■ **WRITTEN TASK**: Leaving out the pictures, retype the lines from the beginning of the listing through the line containing "(receipt) at (192,533)".

-- start of RECORD LIST --

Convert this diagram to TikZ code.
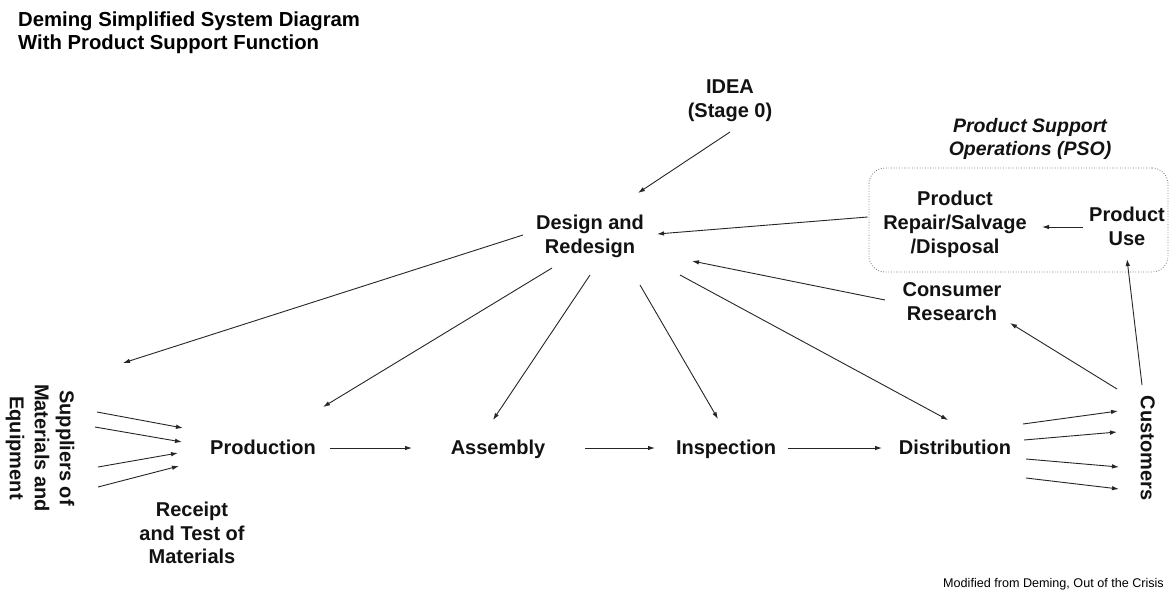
\documentclass[tikz,border=0pt]{standalone}
\usepackage{fontspec}
\setmainfont{Liberation Sans}
\usetikzlibrary{arrows.meta}
\begin{document}
\begin{tikzpicture}[x=1pt,y=-1pt,
  lbl/.style={font=\fontsize{20}{24}\selectfont\bfseries, align=center, inner sep=0pt, text=black!93},
  oneline/.style={text height=14.3pt, text depth=0pt},
  arr/.style={draw=black!85, line width=0.9pt, -{Latex[length=7pt,width=4.5pt]}},
  psoframe/.style={draw=black!55, line width=0.8pt, dash pattern=on 0.8pt off 1.8pt, rounded corners=16pt}]
\useasboundingbox (0,0) rectangle (1172,590);
\fill[white] (0,0) rectangle (1172,590);

% titles
\node[anchor=north west, inner sep=0pt, align=left, font=\fontsize{20.3}{22.5}\selectfont\bfseries] (title) at (18,12)
  {Deming Simplified System Diagram\\With Product Support Function};
\node[anchor=base east, inner sep=0pt, font=\fontsize{12.6}{15}\selectfont] (credit) at (1164,587)
  {Modified from Deming, Out of the Crisis};

% nodes
\node[lbl] (idea) at (730,101) {IDEA\\(Stage 0)};
\node[lbl] (design) at (590,236) {Design and\\Redesign};
\node[lbl, font=\fontsize{19.5}{23}\selectfont\bfseries\itshape] (psotitle) at (1030,139) {Product Support\\Operations (PSO)};
\node[psoframe, minimum width=299pt, minimum height=104pt, inner sep=0pt] (psobox) at (1018.5,220) {};
\node[lbl] (repair) at (955,224) {Product\\Repair/Salvage\\/Disposal};
\node[lbl] (use) at (1127,226) {Product\\Use};
\node[lbl] (consumer) at (952,302) {Consumer\\Research};
\node[lbl, rotate=-90, font=\fontsize{20}{25}\selectfont\bfseries] (suppliers) at (40,448) {Suppliers of\\Materials and\\Equipment};
\node[lbl, oneline] (production) at (263,447) {Production};
\node[lbl, oneline] (assembly) at (498,447) {Assembly};
\node[lbl, oneline] (inspection) at (726,447) {Inspection};
\node[lbl, oneline] (distribution) at (955,447) {Distribution};
\node[lbl, oneline, rotate=-90] (customers) at (1148,448) {Customers};
\node[lbl, font=\fontsize{20}{23.5}\selectfont\bfseries] (receipt) at (192,533) {Receipt\\and Test of\\Materials};

% connectors
\draw[arr] ([shift={(0,31)}]idea.center) -- ([shift={(48,-43)}]design.center);
\draw[arr] ([shift={(-1,-3)}]psobox.west) -- ([shift={(67,-2)}]design.center);
\draw[arr] ([shift={(-44,1)}]use.center) -- ([shift={(87,3)}]repair.center);
\draw[arr] ([shift={(-6,-63)}]customers.center) -- ([shift={(0,33)}]use.center);
\draw[arr] ([shift={(-31,-59)}]customers.center) -- ([shift={(58,21)}]consumer.center);
\draw[arr] ([shift={(-67,-2)}]consumer.center) -- ([shift={(102,25)}]design.center);

\draw[arr] ([shift={(-67,-1)}]design.center) -- ([shift={(83,-85)}]suppliers.center);
\draw[arr] ([shift={(-38,32)}]design.center) -- ([shift={(60,-40)}]production.center);
\draw[arr] ([shift={(0,39)}]design.center) -- ([shift={(-5,-27)}]assembly.center);
\draw[arr] ([shift={(50,49)}]design.center) -- ([shift={(-8,-28)}]inspection.center);
\draw[arr] ([shift={(90,39)}]design.center) -- ([shift={(-7,-27)}]distribution.center);

\draw[arr] ([shift={(67,1)}]production.center) -- ([shift={(-86,1)}]assembly.center);
\draw[arr] ([shift={(87,1)}]assembly.center) -- ([shift={(-71,1)}]inspection.center);
\draw[arr] ([shift={(62,1)}]inspection.center) -- ([shift={(-73,1)}]distribution.center);

% supplier fan
\draw[arr] ([shift={(57,-36)}]suppliers.center) -- ([shift={(-80,-19)}]production.center);
\draw[arr] ([shift={(55,-21)}]suppliers.center) -- ([shift={(-81,-5)}]production.center);
\draw[arr] ([shift={(58,19)}]suppliers.center) -- ([shift={(-85,6)}]production.center);
\draw[arr] ([shift={(58,39)}]suppliers.center) -- ([shift={(-84,19)}]production.center);

% customer fan
\draw[arr] ([shift={(68,-23)}]distribution.center) -- ([shift={(-30,-37)}]customers.center);
\draw[arr] ([shift={(69,-7)}]distribution.center) -- ([shift={(-31,-16)}]customers.center);
\draw[arr] ([shift={(71,12)}]distribution.center) -- ([shift={(-29,19)}]customers.center);
\draw[arr] ([shift={(71,31)}]distribution.center) -- ([shift={(-29,41)}]customers.center);
\end{tikzpicture}
\end{document}
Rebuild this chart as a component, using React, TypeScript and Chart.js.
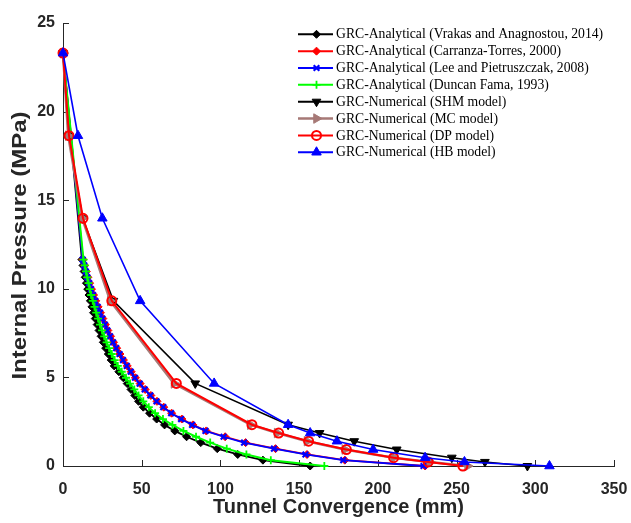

-- end of RECORD LIST --

■ **RESULT FOR THIS TASK**:
Convert this diagram to TikZ code.
\documentclass[tikz,border=0pt]{standalone}
\usepackage{fontspec}
\setmainfont{Liberation Sans}
\usetikzlibrary{arrows.meta}
\begin{document}
\begin{tikzpicture}[x=1pt,y=-1pt,
  lbl/.style={font=\fontsize{20}{24}\selectfont\bfseries, align=center, inner sep=0pt, text=black!93},
  oneline/.style={text height=14.3pt, text depth=0pt},
  arr/.style={draw=black!85, line width=0.9pt, -{Latex[length=7pt,width=4.5pt]}},
  psoframe/.style={draw=black!55, line width=0.8pt, dash pattern=on 0.8pt off 1.8pt, rounded corners=16pt}]
\useasboundingbox (0,0) rectangle (1172,590);
\fill[white] (0,0) rectangle (1172,590);

% titles
\node[anchor=north west, inner sep=0pt, align=left, font=\fontsize{20.3}{22.5}\selectfont\bfseries] (title) at (18,12)
  {Deming Simplified System Diagram\\With Product Support Function};
\node[anchor=base east, inner sep=0pt, font=\fontsize{12.6}{15}\selectfont] (credit) at (1164,587)
  {Modified from Deming, Out of the Crisis};

% nodes
\node[lbl] (idea) at (730,101) {IDEA\\(Stage 0)};
\node[lbl] (design) at (590,236) {Design and\\Redesign};
\node[lbl, font=\fontsize{19.5}{23}\selectfont\bfseries\itshape] (psotitle) at (1030,139) {Product Support\\Operations (PSO)};
\node[psoframe, minimum width=299pt, minimum height=104pt, inner sep=0pt] (psobox) at (1018.5,220) {};
\node[lbl] (repair) at (955,224) {Product\\Repair/Salvage\\/Disposal};
\node[lbl] (use) at (1127,226) {Product\\Use};
\node[lbl] (consumer) at (952,302) {Consumer\\Research};
\node[lbl, rotate=-90, font=\fontsize{20}{25}\selectfont\bfseries] (suppliers) at (40,448) {Suppliers of\\Materials and\\Equipment};
\node[lbl, oneline] (production) at (263,447) {Production};
\node[lbl, oneline] (assembly) at (498,447) {Assembly};
\node[lbl, oneline] (inspection) at (726,447) {Inspection};
\node[lbl, oneline] (distribution) at (955,447) {Distribution};
\node[lbl, oneline, rotate=-90] (customers) at (1148,448) {Customers};
\node[lbl, font=\fontsize{20}{23.5}\selectfont\bfseries] (receipt) at (192,533) {Receipt\\and Test of\\Materials};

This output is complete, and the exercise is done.